D’un autre côté, s’il est légitime de contrôler et d’encadrer pénalement les délits de presse, il convient également de protéger ses acteurs : je pense aux journalistes professionnels et d’investigation pour qui la loi est aussi utile pour protéger et favoriser l’exercice de leur profession.
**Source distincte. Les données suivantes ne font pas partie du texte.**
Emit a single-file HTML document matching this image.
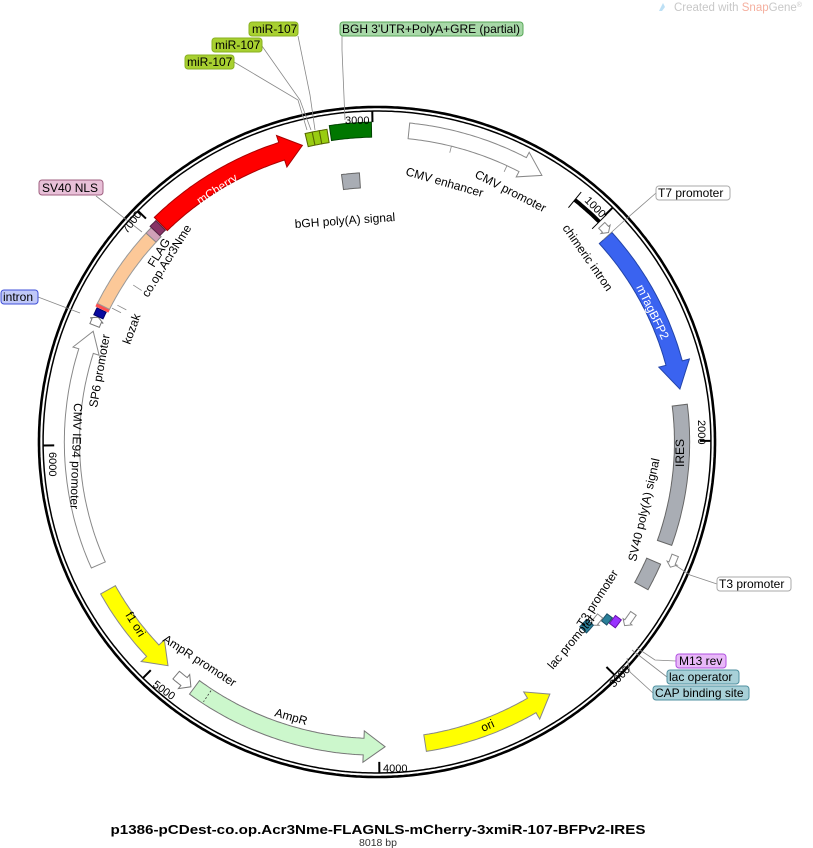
<!DOCTYPE html>
<html><head><meta charset="utf-8"><style>
html,body{margin:0;padding:0;background:#fff;}
svg{display:block;font-family:"Liberation Sans","DejaVu Sans",sans-serif;}
.l{font-size:12px;fill:#000;}
.t{font-size:11px;fill:#000;}
</style></head><body>
<svg id="s" width="813" height="848" viewBox="0 0 813 848" xmlns="http://www.w3.org/2000/svg">
<g id="shapes"></g>
<g font-size="12">
<rect x="249" y="22" width="49" height="14" rx="3" fill="#a8d030" stroke="#88b020"/><text x="252" y="33">miR-107</text>
<rect x="212" y="38" width="50" height="14" rx="3" fill="#a8d030" stroke="#88b020"/><text x="215" y="49">miR-107</text>
<rect x="185" y="55" width="49" height="14" rx="3" fill="#a8d030" stroke="#88b020"/><text x="187" y="66">miR-107</text>
<rect x="340" y="22" width="183" height="14" rx="3" fill="#a8d8a8" stroke="#58a858"/><text x="342" y="33" textLength="178">BGH 3'UTR+PolyA+GRE (partial)</text>
<rect x="39" y="180" width="64" height="15" rx="3" fill="#e8c0d8" stroke="#a06080"/><text x="42" y="192">SV40 NLS</text>
<rect x="1" y="290" width="37" height="14" rx="3" fill="#c0c8f8" stroke="#4050d8"/><text x="3" y="301">intron</text>
<rect x="656" y="186" width="74" height="14" rx="3" fill="#fff" stroke="#aaa"/><text x="658" y="197">T7 promoter</text>
<rect x="717" y="577" width="74" height="14" rx="3" fill="#fff" stroke="#aaa"/><text x="719" y="588">T3 promoter</text>
<rect x="676" y="654" width="50" height="14" rx="3" fill="#e8b8f8" stroke="#b050e0"/><text x="679" y="665">M13 rev</text>
<rect x="667" y="670" width="72" height="14" rx="3" fill="#a8d0d8" stroke="#5090a0"/><text x="669" y="681">lac operator</text>
<rect x="653" y="686" width="96" height="14" rx="3" fill="#a8d0d8" stroke="#5090a0"/><text x="655" y="697">CAP binding site</text>
</g>
<text class="l" style="fill:#fff" transform="translate(200,205) rotate(-33)">mCherry</text>
<text class="l" style="fill:#fff" transform="translate(636,287) rotate(64)">mTagBFP2</text>
<text class="l" transform="translate(684,467) rotate(-90)">IRES</text>
<text class="l" transform="translate(636,562) rotate(-77)">SV40 poly(A) signal</text>
<text class="l" transform="translate(583,628) rotate(-57)">T3 promoter</text>
<text class="l" transform="translate(553,670) rotate(-50)">lac promoter</text>
<text class="l" transform="translate(483,732) rotate(-24)">ori</text>
<text class="l" transform="translate(274,716) rotate(16)">AmpR</text>
<text class="l" transform="translate(162,641) rotate(33)">AmpR promoter</text>
<text class="l" transform="translate(125,615) rotate(58)">f1 ori</text>
<text class="l" transform="translate(74,403) rotate(92)">CMV IE94 promoter</text>
<text class="l" transform="translate(97,408) rotate(-80)">SP6 promoter</text>
<text class="l" transform="translate(130,345) rotate(-70)">kozak</text>
<text class="l" transform="translate(148,298) rotate(-58)">co.op.Acr3Nme</text>
<text class="l" transform="translate(154,268) rotate(-58)">FLAG</text>
<text class="l" transform="translate(405,175) rotate(16)">CMV enhancer</text>
<text class="l" transform="translate(474,177) rotate(27)">CMV promoter</text>
<text class="l" transform="translate(562,228) rotate(55)">chimeric intron</text>
<text class="l" transform="translate(295,228) rotate(-4)">bGH poly(A) signal</text>
<text class="t" x="345" y="124">3000</text>
<text class="t" transform="translate(584,201) rotate(45)">1000</text>
<text class="t" transform="translate(698,420) rotate(90)">2000</text>
<text class="t" transform="translate(614,688) rotate(-47)">3000</text>
<text class="t" x="383" y="772">4000</text>
<text class="t" transform="translate(152,686) rotate(36)">5000</text>
<text class="t" transform="translate(49,452) rotate(90)">6000</text>
<text class="t" transform="translate(127,234) rotate(-52)">7000</text>
<text x="378" y="834" text-anchor="middle" font-weight="bold" font-size="13" textLength="535" lengthAdjust="spacingAndGlyphs">p1386-pCDest-co.op.Acr3Nme-FLAGNLS-mCherry-3xmiR-107-BFPv2-IRES</text>
<text x="378" y="846" text-anchor="middle" font-size="10.5" fill="#333">8018 bp</text>
<path d="M659 11 L663 3 L665 7 L662 11 Z" fill="#bde0f5"/>
<text x="674" y="11" font-size="11.5" fill="#c8c8c8">Created with <tspan fill="#f5b0a0">Snap</tspan>Gene<tspan font-size="7" dy="-4">®</tspan></text>
</svg>
<script>
(function(){
var CX=377,CY=442,RX=338,RY=335,NS="http://www.w3.org/2000/svg";
var g=document.getElementById("shapes");
function P(a,r){var t=a*Math.PI/180;return [CX+RX*r*Math.sin(t),CY-RY*r*Math.cos(t)];}
function arc(a1,a2,r){var n=Math.max(2,Math.ceil(Math.abs(a2-a1)*2)),o=[];for(var i=0;i<=n;i++){o.push(P(a1+(a2-a1)*i/n,r));}return o;}
function el(tag,at){var e=document.createElementNS(NS,tag);for(var k in at)e.setAttribute(k,at[k]);g.appendChild(e);return e;}
function ps(pts){return pts.map(function(p){return p[0].toFixed(1)+","+p[1].toFixed(1)}).join(" ");}
function poly(pts,fill,stroke,sw){return el("polygon",{points:ps(pts),fill:fill,stroke:stroke,"stroke-width":sw||1});}
function pl(pts,stroke,sw){return el("polyline",{points:ps(pts),fill:"none",stroke:stroke,"stroke-width":sw||1});}
function block(a1,a2,r1,r2,fill,stroke){poly(arc(a1,a2,r2).concat(arc(a2,a1,r1)),fill,stroke);}
function arrow(a1,a2,r1,r2,fill,stroke,h,w){w=w==null?0.022:w;var s=a2>a1?1:-1,aH=a2-s*h;
 var pts=arc(a1,aH,r2);pts.push(P(aH,r2+w));pts.push(P(a2,(r1+r2)/2));pts.push(P(aH,r1-w));pts=pts.concat(arc(aH,a1,r1));poly(pts,fill,stroke);}
function line(a,r1,r2,c,sw){var p=P(a,r1),q=P(a,r2);el("line",{x1:p[0],y1:p[1],x2:q[0],y2:q[1],stroke:c,"stroke-width":sw||1});}
function lineXY(pts,c){pl(pts,c||"#888",0.8);}
pl(arc(0,360,1),"#000",2.6);
pl(arc(0,360,0.988),"#000",1.5);
for(var k=1;k<=8;k++){var a=k*1000*360/8018;line(a,0.988,0.955,"#000",2);}
arrow(5.8,31.5,0.91,0.957,"#fff","#888",4,0.018);
line(14,0.91,0.89,"#888",0.8);line(25,0.91,0.89,"#888",0.8);
pl(arc(39,45,0.93),"#000",4);line(39,0.9,0.96,"#000",1);line(45,0.9,0.96,"#000",1);
arrow(45.8,47.6,0.915,0.94,"#fff","#888",0.8,0.006);
arrow(48,80,0.885,0.935,"#3a63f0","#2244aa",5);
block(83,109.5,0.88,0.925,"#a9adb4","#666");
arrow(111,113.3,0.935,0.955,"#fff","#888",0.8,0.006);
block(113.5,118.8,0.87,0.915,"#a9adb4","#666");
arrow(124,126.8,0.905,0.925,"#fff","#888",0.9,0.006);
block(126.3,128.2,0.875,0.897,"#9933ff","#6610aa");
block(127,128.8,0.852,0.872,"#2a7f99","#1a4f66");
arrow(128.2,130.6,0.83,0.85,"#fff","#888",0.8,0.005);
block(130.5,132.6,0.815,0.842,"#2a7f99","#1a4f66");
arrow(171,145.8,0.885,0.935,"#ffff00","#888",4);
arrow(216.4,178.5,0.885,0.935,"#ccf7cc","#777",4);
pl([P(213.5,0.89),P(213.5,0.93)],"#333",0.8).setAttribute("stroke-dasharray","2,2");
arrow(220.5,217,0.9,0.93,"#fff","#777",1.6,0.012);
arrow(241,222.8,0.885,0.935,"#ffff00","#888",4);
arrow(246,291.5,0.88,0.925,"#fff","#888",4,0.018);
arrow(292.6,294.3,0.89,0.92,"#fff","#777",0.7,0.006);
block(294.4,295.8,0.89,0.92,"#0a0aa0","#000066");
block(296,296.6,0.885,0.925,"#ff5050","#ff5050");
block(296.6,312.4,0.885,0.925,"#fcc898","#999");
block(312.4,313.8,0.885,0.925,"#d0a0b8","#888");
block(313.8,315.3,0.89,0.93,"#883366","#552244");
arrow(315.5,346,0.885,0.94,"#ff0000","#aa0000",4);
block(347,348.3,0.905,0.945,"#99cc11","#556600");
block(348.3,349.6,0.905,0.945,"#99cc11","#556600");
block(349.6,351,0.905,0.945,"#99cc11","#556600");
block(351.5,359,0.91,0.955,"#007700","#004400");
block(352.5,356.3,0.76,0.805,"#a9adb4","#666");
line(298,0.87,0.84,"#888",0.8);line(303,0.86,0.83,"#888",0.8);
line(297,0.88,0.85,"#888",0.8);
lineXY([[298,36],[310,95],[315,130]]);
lineXY([[262,46],[300,100],[311,130]]);
lineXY([[234,62],[298,100],[307,130]]);
lineXY([[342,36],[342,50],[345,120]]);
lineXY([[96,196],[142,232]]);
lineXY([[38,297],[80,313]]);
lineXY([[656,193],[625,220],[603,240]]);
lineXY([[717,584],[690,575],[675,565]]);
lineXY([[676,661],[655,660],[637,648]]);
lineXY([[667,677],[632,650]]);
lineXY([[653,693],[630,672],[627,658]]);
})();
</script>
</body></html>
Bref, vous le voyez, en nous prononçant ce soir sur cette loi, nous ne faisons que nous conformer à la vision de la société dans laquelle nous avons choisi de vivre, une société inclusive et non discriminante, une société pour tous et avec tous, y compris dans la façon qu’elle a d’informer et avec les outils qu’elle se donne pour ce faire ; une volonté qui, je n’en doute pas, s’exprimera dans les jours qui viennent dans le projet de loi visant à lutter contre les inégalités femmes-hommes, mais aussi dans celle que j’ai déjà évoquée, peut-être un peu plus technique, concernant la protection du secret des sources des journalistes, qui devrait arriver dans notre assemblée dans quelques mois.
Plus que jamais, nous avons ce soir l’opportunité de rappeler que nous ne céderons pas d’un pouce sur ce type de comportements ou d’expressions excluantes. Nous devons les combattre, nous sommes décidés à le faire, nous nous dotons donc tout naturellement des outils qui nous permettent de le faire avec efficacité. Il serait tout à l’honneur de notre assemblée que nous montrions aujourd’hui l’unité et l’intransigeance de la nation quant à sa volonté d’éradiquer toute forme de discrimination en adoptant unanimement ce texte extrêmement important et précieux.